Spring 2022
Harvard University, Department of History of Science
In this class we will learn about people who have organized themselves and their economy in cooperative, humane, and equitable ways. We will look at cooperative enterprises, the solidarity economy, physical and digital commons, and the organizations that spring up during disasters. Lessons learned from these examples offer ways to create a more liberated world based in racial, climate, and economic justice.
In the dominant imagination, people can only be organized in two ways—by hierarchies or in competition. Either someone is in charge, or everyone fights it out. Organizationally, this narrows the choices to the chain-of-command style organization of corporations, governments, and military, or the dog-eat-dog rivalry of the market. Either choice can have negative consequences for those involved. Worse, these options do not make much room for solidarity and autonomy, let alone care and justice. There is little room to imagine how all individuals and communities can thrive.

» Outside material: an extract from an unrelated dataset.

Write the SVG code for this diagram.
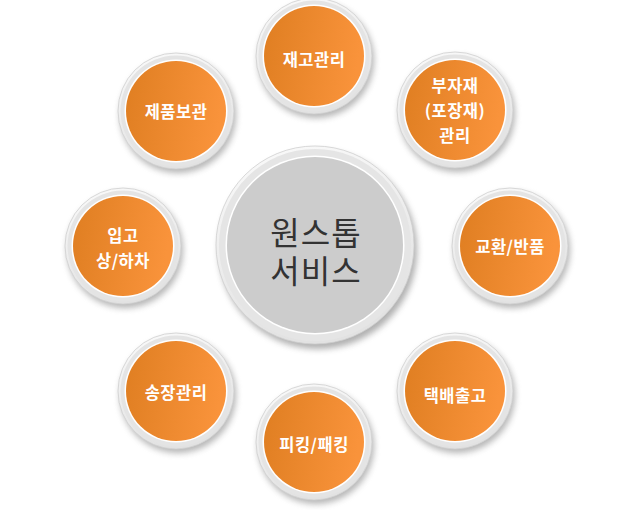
<svg xmlns="http://www.w3.org/2000/svg" width="633" height="510" viewBox="0 0 633 510">
<defs>
  <linearGradient id="org" x1="0" y1="0" x2="1" y2="0.15">
    <stop offset="0" stop-color="#df7e21"/>
    <stop offset="1" stop-color="#f9933b"/>
  </linearGradient>
  <linearGradient id="rim" x1="0" y1="0" x2="0.3" y2="1">
    <stop offset="0" stop-color="#fbfbfb"/>
    <stop offset="1" stop-color="#e2e2e2"/>
  </linearGradient>
  <filter id="sh" x="-30%" y="-30%" width="160%" height="160%">
    <feGaussianBlur stdDeviation="3"/>
  </filter>
  <g id="node">
    <circle cx="2" cy="4" r="58" fill="#7a7a7a" opacity="0.55" filter="url(#sh)"/>
    <circle r="58" fill="url(#rim)" stroke="#cfcfcf" stroke-width="0.8"/>
    <circle r="55.5" fill="#e4e4e4"/>
    <circle r="51.5" fill="#ffffff"/>
    <circle r="50" fill="url(#org)"/>
  </g>
</defs>
<style>
  .t { font-family: "Noto Sans CJK KR", "Noto Sans", sans-serif; font-size: 16.5px; font-weight: bold; fill: #ffffff; text-anchor: middle; dominant-baseline: central; letter-spacing: 0.5px; }
  .c1 { font-family: "Noto Sans CJK KR", "Noto Sans", sans-serif; font-size: 32px; fill: #333333; text-anchor: middle; dominant-baseline: central; letter-spacing: 1px; }
</style>
<rect width="633" height="510" fill="#ffffff"/>
<g id="connectors"></g>
<g id="center">
  <circle cx="318" cy="250" r="99" fill="#6e6e6e" opacity="0.55" filter="url(#sh)"/>
  <circle cx="315" cy="245" r="99" fill="url(#rim)" stroke="#cfcfcf" stroke-width="0.8"/>
  <circle cx="315" cy="245" r="96" fill="#e5e5e5"/>
  <circle cx="315" cy="245" r="89.5" fill="#ffffff"/>
  <circle cx="315" cy="245" r="88" fill="#cccccc"/>
  <text class="c1" x="316" y="231"><tspan x="316" y="231">원스톱</tspan><tspan x="316" y="269">서비스</tspan></text>
</g>
<g id="n-jaego" transform="translate(314,56)"><use href="#node"/><text class="t" x="0" y="3">재고관리</text></g>
<g id="n-bujajae" transform="translate(455,110)"><use href="#node"/><text class="t" x="0" y="-25"><tspan x="0" y="-25">부자재</tspan><tspan x="0" y="0">(포장재)</tspan><tspan x="0" y="25">관리</tspan></text></g>
<g id="n-gyohwan" transform="translate(510,246)"><use href="#node"/><text class="t" x="0" y="0">교환/반품</text></g>
<g id="n-taekbae" transform="translate(455,391)"><use href="#node"/><text class="t" x="0" y="4">택배출고</text></g>
<g id="n-picking" transform="translate(314,442)"><use href="#node"/><text class="t" x="0" y="2">피킹/패킹</text></g>
<g id="n-songjang" transform="translate(176,391)"><use href="#node"/><text class="t" x="0" y="1">송장관리</text></g>
<g id="n-ipgo" transform="translate(123,246)"><use href="#node"/><text class="t" x="0" y="-11"><tspan x="0" y="-11">입고</tspan><tspan x="0" y="14">상/하차</tspan></text></g>
<g id="n-jepum" transform="translate(176,111)"><use href="#node"/><text class="t" x="0" y="0">제품보관</text></g>
</svg>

Alternatives are available. Cooperation is a ubiquitous, if unrecognized, part of daily life. It is also a principle that has been the basis of successful, large- and small-scale organizations. The submerged history of cooperation can expand our collective imagination about the possibilities of social, political, and economic organization. This history also offers a toolbox of models, design patterns, and techniques for creating new forms of organization. This expanded imagination and toolbox can be the foundation for a militant optimism about creating a just and sustainable world.